Laika 2.0

Laika 2.0 is a 2D stealth-platformer with puzzle elements; it began as a university project at the Politecnico di Milano and later evolved into a commercial version released on Steam under the title Laika 2.0 – Sekret Pravda.
The game puts the player in the role of Laika, a genetically enhanced monkey trained by the KGB to operate as a special agent during the Cold War.

The premise offers an ironic, sci-fi take on the imagery of the Soviet space race, transforming the legend of Laika into a surreal spy story filled with secret bases, impossible missions, international conspiracies, and bananas.

A game blending stealth, platforming, and puzzles

Laika 2.0 combines three core elements: stealth infiltration, precision 2D platforming, and environmental puzzle-solving.
Players must navigate guarded rooms, avoid enemies, overcome traps, bypass lasers, open passages, and reach mission objectives without being detected.

Each level is structured as a network of interconnected environments, where progressing means observing, memorizing patterns, finding the right path, and utilizing the protagonist’s abilities.
Laika can climb, jump, roll, and traverse spaces with the agility of a trained primate.

Complementing these physical capabilities are more specialized skills, such as the ability to generate a mental projection useful for interacting with elements that would otherwise be out of reach. The result is gameplay that demands timing, attentiveness, and reasoning skills.

An idiotic spy story

The narrative universe of Laika 2.0 plays with the tropes of the Cold War, espionage, and retro-futuristic science fiction.

Laika is not a traditional heroine: she is a creature used as a military tool, sent on dangerous missions within a hostile, bureaucratic world rife with betrayals and double-crosses

Visual style and atmosphere

Visually, Laika 2.0 employs minimalist, legible, and highly stylized 2D graphics.

The environments are built with a minimalist aesthetic, often defined by the contrast between darkness, artificial light, industrial structures, and secret spaces.
One of the game’s most recognizable features is its use of light and shadow—not merely as an aesthetic element, but as an integral part of the stealth atmosphere.

Laika moves through enclosed, guarded, hostile spaces, where every room can become a minor challenge of navigation, control, and survival.

From the university version to Sekret Pravda

Laika 2.0 originated as a project by the POLIMI Game Collective and was subsequently further developed—culminating in its Steam release as Laika 2.0 – Sekret Pravda via Gamera Interactive.
This version introduces content and improvements over the project’s initial iteration, including reworked dialogue, an expanded ending, technical fixes, and a more refined structure.

La pubblicazione su Steam segna quindi il passaggio da prototipo/progetto universitario a prodotto indipendente distribuito commercialmente.

Critical reception

Laika 2.0 was welcomed as an independent project rich in ideas, featuring a strong visual identity and an interesting blend of stealth, platforming, and puzzles.
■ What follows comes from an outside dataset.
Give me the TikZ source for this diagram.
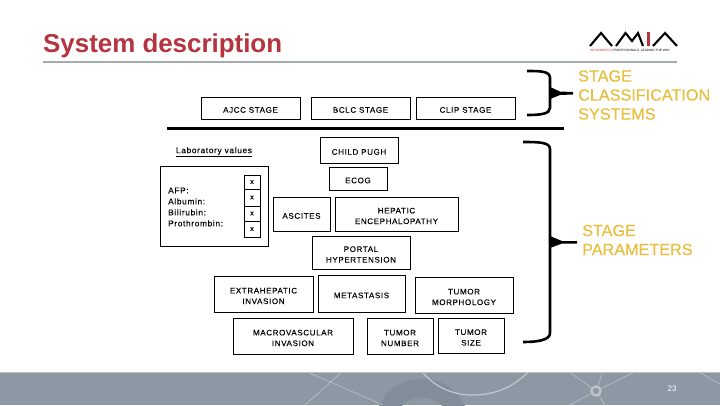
\documentclass[tikz,border=0pt]{standalone}
\usepackage{fontspec}
\setmainfont{Liberation Sans}
\newfontfamily\boxfont[LetterSpace=8,FakeBold=0.06]{Liberation Sans}
\newfontfamily\goldfont[FakeBold=0.3]{Liberation Sans}
\newcommand{\lowerfirst}{\rule{0pt}{9.5pt}}
\definecolor{titlered}{HTML}{B5343F}
\definecolor{ruleg}{HTML}{A6ABAE}
\definecolor{gold}{HTML}{E9BE3E}
\definecolor{foot}{HTML}{8E98A4}
\definecolor{footdark}{HTML}{838D99}
\definecolor{footline}{HTML}{C2C8CE}
\tikzset{
  box/.style={draw=black,line width=0.8pt,fill=white,inner sep=0pt,align=center,
    font=\boxfont\fontsize{8}{10.6}\selectfont},
  plain/.style={inner sep=0pt,align=left,font=\boxfont\fontsize{8.3}{11}\selectfont},
  xbox/.style={draw=black,line width=0.8pt,minimum width=16pt,inner sep=0pt,
    font=\boxfont\fontsize{7}{8}\selectfont},
  goldtext/.style={anchor=west,inner sep=0pt,align=left,text=gold,
    font=\goldfont\fontsize{16.2}{19}\selectfont},
  brace/.style={draw=black,line width=2.6pt,line join=round},
  tip/.style={fill=black,draw=none},
  footstroke/.style={draw=footline,line width=0.5pt},
  logostroke/.style={draw=black,line width=2.1pt,line join=miter}
}
\begin{document}
\begin{tikzpicture}[x=1pt,y=-1pt]
\useasboundingbox (0,0) rectangle (720,405);
\fill[white] (0,0) rectangle (720,405);
% footer
\fill[foot] (0,372) rectangle (720,405);
\begin{scope}
\clip (0,372) rectangle (720,405);
\draw[footdark,line width=19pt] (422,426) circle (38);
\draw[footline,line width=1.2pt] (417,365) .. controls (432,387) and (452,395) .. (473,395) .. controls (495,395) and (515,387) .. (532,368);
\draw[footstroke] (305,371) -- (383,405);
\draw[footstroke] (343,371) -- (305,405);
\draw[footstroke] (568,371) -- (596,391) -- (570,405);
\draw[footstroke] (603,371) -- (596,391) -- (605,405);
\draw[footstroke] (596,391) -- (637,371);
\draw[footstroke] (697,371) -- (720,384);
\end{scope}
\draw[line width=0.8pt,draw=ruleg!75!white] (0,372) -- (720,372);
\node[circle,draw=ruleg!70!white,fill=foot,line width=2.4pt,minimum size=9pt,inner sep=0pt] (ring) at (596,391) {};
\node[inner sep=0pt,text=white,font=\fontsize{8}{9}\selectfont] (pageno) at (672,389) {23};
% title
\node[anchor=base west,inner sep=0pt,text=titlered,font=\fontsize{25.9}{30}\selectfont\bfseries] (title) at (43,52) {System description};
\draw[ruleg,line width=1.6pt] (43,62) -- (677,62);
% logo
\draw[logostroke] (590,46) -- (601,33) -- (612,46);
\draw[logostroke] (616,46) -- (625.5,33) -- (632,41) -- (638,33) -- (643,46);
\fill[titlered] (646.5,32) rectangle (650,46);
\draw[logostroke] (653,46) -- (665,33) -- (677,46);
\node[anchor=west,inner sep=0pt,font=\fontsize{3.15}{4}\selectfont] (tagline) at (590,50.5) {\textcolor{titlered}{INFORMATICS} PROFESSIONALS. LEADING THE WAY.};
% staging systems
\node[box,minimum width=99pt,minimum height=22pt] (ajcc) at (250.5,108) {\lowerfirst AJCC STAGE};
\node[box,minimum width=99pt,minimum height=22pt] (bclc) at (360.5,108) {\lowerfirst BCLC STAGE};
\node[box,minimum width=99pt,minimum height=22pt] (clip) at (465.5,108) {\lowerfirst CLIP STAGE};
\draw[black,line width=3pt] (167,128) -- (564,128);
% parameters
\node[box,minimum width=78pt,minimum height=26pt] (child) at (359,150) {\lowerfirst CHILD PUGH};
\node[box,minimum width=58pt,minimum height=23pt] (ecog) at (358,178.5) {\lowerfirst ECOG};
\node[plain] (labtitle) at (214,152) {\underline{Laboratory values}};
\draw[black,line width=0.8pt,fill=white] (160,166) rectangle (268,246);
\node[plain,anchor=west] (labs) at (168,207) {AFP:\\Albumin:\\Bilirubin:\\Prothrombin:};
\node[xbox,minimum height=14pt] (x1) at (252,182) {x};
\node[xbox,minimum height=17pt] (x2) at (252,197.5) {x};
\node[xbox,minimum height=15pt] (x3) at (252,213.5) {x};
\node[xbox,minimum height=16pt] (x4) at (252,229) {x};
\node[box,minimum width=57pt,minimum height=34pt] (ascites) at (301.5,214) {\lowerfirst ASCITES};
\node[box,minimum width=123pt,minimum height=34pt] (hepatic) at (396.5,214) {\lowerfirst HEPATIC\\ENCEPHALOPATHY};
\node[box,minimum width=98pt,minimum height=33pt] (portal) at (361,252.5) {\lowerfirst PORTAL\\HYPERTENSION};
\node[box,minimum width=99pt,minimum height=36pt] (extra) at (263.5,294) {\lowerfirst EXTRAHEPATIC\\INVASION};
\node[box,minimum width=87pt,minimum height=37pt] (meta) at (361.5,293.5) {\lowerfirst METASTASIS};
\node[box,minimum width=98pt,minimum height=36pt] (morph) at (464,295) {\lowerfirst TUMOR\\MORPHOLOGY};
\node[box,minimum width=120pt,minimum height=36pt] (macro) at (293,336) {\lowerfirst MACROVASCULAR\\INVASION};
\node[box,minimum width=66pt,minimum height=36pt] (number) at (400,336) {\lowerfirst TUMOR\\NUMBER};
\node[box,minimum width=66pt,minimum height=35pt] (size) at (471,335.5) {\lowerfirst TUMOR\\SIZE};
% braces
\draw[brace] (527,71) .. controls (540,71) and (550,71) .. (550,78) -- (550,108) .. controls (550,114) and (540,115) .. (527,115);
\fill[tip] (550,87) -- (560,91.5) -- (573,92) -- (573,94.5) -- (560,95) -- (550,99) -- cycle;
\draw[brace] (523,142) .. controls (538,142) and (550,142) .. (550,149) -- (550,333) .. controls (550,340) and (538,342) .. (523,342);
\fill[tip] (550,236) -- (562,241) -- (577,241) -- (577,243.5) -- (562,243.5) -- (550,248) -- cycle;
\node[goldtext] (classif) at (578,95) {STAGE\\CLASSIFICATION\\SYSTEMS};
\node[goldtext] (params) at (582,240) {STAGE\\PARAMETERS};
\end{tikzpicture}
\end{document}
Critics particularly appreciated the variety of situations, certain level design ideas, the atmosphere, and the soundtrack.
At the same time, some reviews highlighted issues with polish: controls that were not always precise, bugs, high difficulty, and the absence of mid-level saves.

These are typical limitations of an ambitious independent project, but they do not diminish the value of the experiment: Laika 2.0 remains an interesting example of a video game that originated in a university setting and grew to achieve international distribution.

In conclusion

For me, Laika 2.0 is not just a video game: it is my first real game development project, the starting point of a creative and professional journey

It originated in a university setting but, over time, grew into something bigger: a full-fledged project with its own identity, capable of launching on Steam and engaging with the world of independent gaming.
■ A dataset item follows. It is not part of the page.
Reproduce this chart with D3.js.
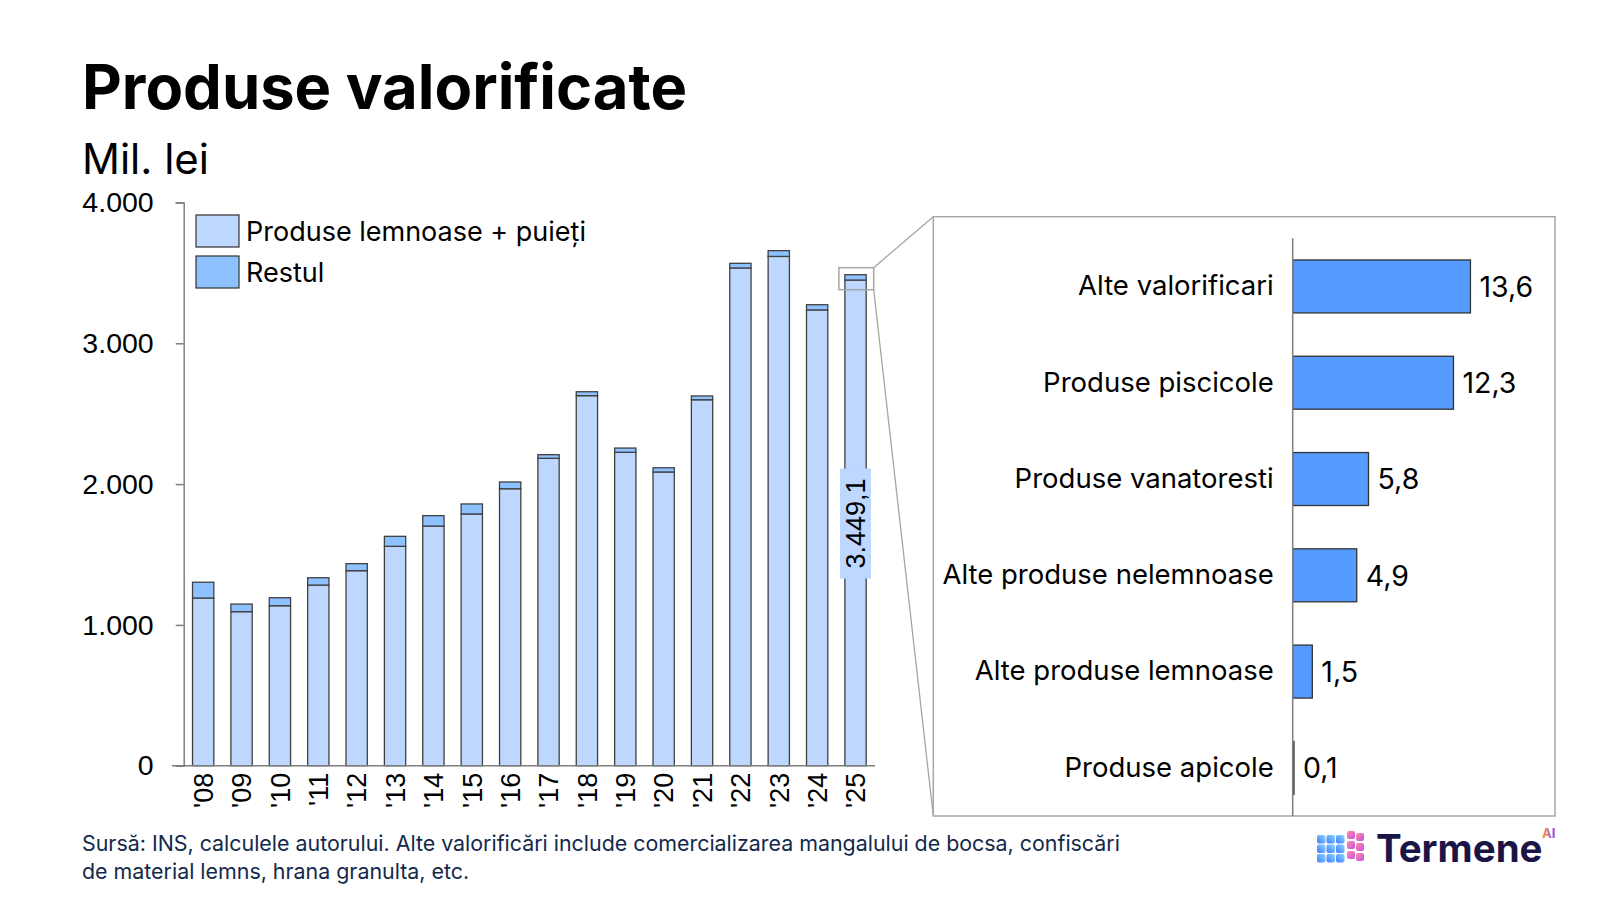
<!DOCTYPE html>
<html><head><meta charset="utf-8">
<script src="https://cdn.jsdelivr.net/npm/d3@7"></script>
<style>
html,body{margin:0;padding:0;background:#fff;}
svg{display:block;}
</style></head>
<body>
<svg id="c" width="1600" height="900"></svg>
<script>
// ---- data ----
const years = ["'08","'09","'10","'11","'12","'13","'14","'15","'16","'17","'18","'19","'20","'21","'22","'23","'24","'25"];
const lemnoase = [1191,1094,1136,1283,1385,1558,1702,1788,1967,2183,2628,2226,2086,2599,3535,3617,3237,3449.1];
const restul   = [112,54,57,52,50,71,74,71,48,26,28,30,30,27,33,41,37,38.2];
const yTicks = [0,1000,2000,3000,4000];
const seriesNames = ["Produse lemnoase + puieți","Restul"];
const detailCats = ["Alte valorificari","Produse piscicole","Produse vanatoresti","Alte produse nelemnoase","Alte produse lemnoase","Produse apicole"];
const detailVals = [13.6,12.3,5.8,4.9,1.5,0.1];

const C_LEMN = "#BDD7FF", C_REST = "#8EC1FF", C_DET = "#569BFF";
const fmtNum = d3.formatLocale({decimal:",",thousands:".",grouping:[3],currency:["",""]});
const fmtInt = fmtNum.format(",.0f");
const fmt1 = fmtNum.format(",.1f");

const svg = d3.select("#c");
const FONT = "Inter, Roboto, 'Liberation Sans', sans-serif";
const FONT2 = "'Liberation Sans', Arial, sans-serif";

// titles
svg.append("text").attr("x",82).attr("y",109).attr("font-family",FONT).attr("font-weight",700)
  .attr("font-size",61.5).attr("fill","#000").text("Produse valorificate");
svg.append("text").attr("x",82).attr("y",174).attr("font-family",FONT).attr("font-weight",400)
  .attr("font-size",42).attr("fill","#000").text("Mil. lei");

// ---- left stacked chart ----
const x = d3.scaleBand().domain(years).range([183.7,875]).paddingInner(0.445).paddingOuter(0.23);
const y = d3.scaleLinear().domain([0,4000]).range([765.7,202.5]);

const yAxis = svg.append("g").attr("transform","translate(183.7,0)")
  .call(d3.axisLeft(y).tickValues(yTicks).tickSize(8).tickPadding(22).tickFormat(d=>fmtInt(d)));
yAxis.select(".domain").attr("stroke","#7f7f7f").attr("stroke-width",1.5);
yAxis.selectAll(".tick line").attr("stroke","#7f7f7f").attr("stroke-width",1.5);
yAxis.selectAll("text").attr("font-family",FONT2).attr("font-size",28.5).attr("fill","#000");

const rows = years.map((yr,i)=>({yr, a:lemnoase[i], b:restul[i]}));
const g = svg.append("g");
g.selectAll("rect.l").data(rows).join("rect").attr("class","l")
  .attr("x",d=>x(d.yr)).attr("width",x.bandwidth())
  .attr("y",d=>y(d.a)).attr("height",d=>y(0)-y(d.a))
  .attr("fill",C_LEMN).attr("stroke","#404040").attr("stroke-width",1.3);
g.selectAll("rect.r").data(rows).join("rect").attr("class","r")
  .attr("x",d=>x(d.yr)).attr("width",x.bandwidth())
  .attr("y",d=>y(d.a+d.b)).attr("height",d=>y(d.a)-y(d.a+d.b))
  .attr("fill",C_REST).attr("stroke","#404040").attr("stroke-width",1.3);

const xAxis = svg.append("g").attr("transform","translate(0,765.7)")
  .call(d3.axisBottom(x).tickSize(0).tickPadding(10));
xAxis.select(".domain").attr("stroke","#7f7f7f").attr("stroke-width",1.5)
  .attr("d","M172,0H875");
xAxis.selectAll("text").attr("font-family",FONT2).attr("font-size",27).attr("fill","#000")
  .attr("transform","rotate(-90)").attr("text-anchor","end").attr("dx","-7").attr("dy","0.36em")
  .attr("x",0).attr("y",0);

// value label on last bar
const last = rows[rows.length-1];
const lx = x(last.yr)+x.bandwidth()/2;
const lbl = svg.append("g").attr("transform",`translate(${lx},${y(1720)}) rotate(-90)`);
lbl.append("rect").attr("x",-55).attr("y",-15.5).attr("width",110).attr("height",31).attr("fill","#BDD7FF");
lbl.append("text").attr("text-anchor","middle").attr("dy","0.36em").attr("font-family",FONT2)
  .attr("font-size",27).attr("fill","#000").text(fmt1(last.a));

// legend
const leg = svg.append("g");
seriesNames.forEach((n,i)=>{
  leg.append("rect").attr("x",196).attr("y",215+i*41).attr("width",43).attr("height",32)
    .attr("fill",i?C_REST:C_LEMN).attr("stroke","#404040").attr("stroke-width",1.3);
  leg.append("text").attr("x",246).attr("y",241+i*41).attr("font-family",FONT).attr("font-size",27)
    .attr("fill","#000").text(n);
});

// highlight + connectors
const hx0 = x(last.yr)-6, hx1 = x(last.yr)+x.bandwidth()+7.5;
const hy0 = y(last.a+last.b)-7, hy1 = hy0+22;
const BX0 = 933.3, BX1 = 1555, BY0 = 216.7, BY1 = 816;
svg.append("rect").attr("x",hx0).attr("y",hy0).attr("width",hx1-hx0).attr("height",hy1-hy0)
  .attr("fill","none").attr("stroke","#a6a6a6").attr("stroke-width",1.5);
svg.append("line").attr("x1",hx1).attr("y1",hy0).attr("x2",BX0).attr("y2",BY0).attr("stroke","#a6a6a6").attr("stroke-width",1.3);
svg.append("line").attr("x1",hx1).attr("y1",hy1).attr("x2",BX0).attr("y2",BY1).attr("stroke","#a6a6a6").attr("stroke-width",1.3);
svg.append("rect").attr("x",BX0).attr("y",BY0).attr("width",BX1-BX0).attr("height",BY1-BY0)
  .attr("fill","#fff").attr("stroke","#a6a6a6").attr("stroke-width",1.5);

// ---- right detail bars ----
const xd = d3.scaleLinear().domain([0,1]).range([1292.7,1292.7+13.07]);
const yd = d3.scaleBand().domain(detailCats).range([238.3,816]).paddingInner(0.45).paddingOuter(0.225);
const det = detailCats.map((c,i)=>({c,v:detailVals[i]}));
svg.append("g").selectAll("rect").data(det).join("rect")
  .attr("x",xd(0)).attr("y",d=>yd(d.c)).attr("width",d=>xd(d.v)-xd(0)).attr("height",yd.bandwidth())
  .attr("fill",C_DET).attr("stroke","#333").attr("stroke-width",1.3);
svg.append("g").selectAll("text").data(det).join("text")
  .attr("x",d=>xd(d.v)+9).attr("y",d=>yd(d.c)+yd.bandwidth()/2).attr("dy","0.36em")
  .attr("font-family",FONT).attr("font-size",28.5).attr("fill","#000").text(d=>fmt1(d.v));
const yda = svg.append("g").attr("transform",`translate(${xd(0)},0)`)
  .call(d3.axisLeft(yd).tickSize(0).tickPadding(19));
yda.select(".domain").attr("stroke","#7f7f7f").attr("stroke-width",1.5).attr("d","M0,238.3V816");
yda.selectAll("text").attr("font-family",FONT).attr("font-size",27.5).attr("fill","#000");

// footer
const foot = ["Sursă: INS, calculele autorului. Alte valorificări include comercializarea mangalului de bocsa, confiscări",
              "de material lemns, hrana granulta, etc."];
foot.forEach((t,i)=>svg.append("text").attr("x",82).attr("y",851+i*28).attr("font-family",FONT)
  .attr("font-size",21.4).attr("fill","#13294b").text(t));

// logo
const defs = svg.append("defs");
const gb = defs.append("linearGradient").attr("id","lgb").attr("x1","0").attr("x2","1").attr("y1","1").attr("y2","0");
gb.append("stop").attr("offset","0").attr("stop-color","#3f7dff");
gb.append("stop").attr("offset","1").attr("stop-color","#8fd6ff");
const gp = defs.append("linearGradient").attr("id","lgp").attr("x1","0").attr("x2","1").attr("y1","0").attr("y2","1");
gp.append("stop").attr("offset","0").attr("stop-color","#ff8fa0");
gp.append("stop").attr("offset","1").attr("stop-color","#c84fe8");
const ga = defs.append("linearGradient").attr("id","lga").attr("x1","0").attr("x2","1");
ga.append("stop").attr("offset","0").attr("stop-color","#ff9a2e");
ga.append("stop").attr("offset","1").attr("stop-color","#8a3cff");
const logo = svg.append("g").attr("transform","translate(1317,828)");
const cellsB = [], cellsP = [];
for(let r=0;r<3;r++)for(let c=0;c<3;c++)cellsB.push([c*9.5,7+r*9.5]);
for(let r=0;r<3;r++)for(let c=0;c<2;c++)cellsP.push([30+c*9,3+r*10+c*2]);
logo.selectAll("rect.b").data(cellsB).join("rect").attr("class","b").attr("x",d=>d[0]).attr("y",d=>d[1])
  .attr("width",8.5).attr("height",8.5).attr("rx",2).attr("fill","url(#lgb)");
logo.selectAll("rect.p").data(cellsP).join("rect").attr("class","p").attr("x",d=>d[0]).attr("y",d=>d[1])
  .attr("width",8).attr("height",8).attr("rx",2).attr("fill","url(#lgp)");
svg.append("text").attr("x",1376).attr("y",862).attr("font-family",FONT).attr("font-weight",700)
  .attr("font-size",38.5).attr("fill","#1b1446").text("Termene");
svg.append("text").attr("x",1542).attr("y",838).attr("font-family",FONT).attr("font-weight",700)
  .attr("font-size",13).attr("fill","url(#lga)").text("AI");
</script>
</body></html>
Looking back at it today, I clearly see its limitations. It is an imperfect title—challenging at times, and perhaps not always as polished as I would have liked. Yet, that is precisely why I consider it important: because it preserves the energy, recklessness, and ambition of early projects—the kind where you try to turn an absurd idea (a KGB secret-agent monkey) into a cohesive, distinctive, and personal gaming experience.

For me, Laika 2.0 represents the beginning of everything: the moment I realized that a video game could be not just a product to be completed, but a language through which to build worlds, convey ideas, and give shape to an imaginary realm.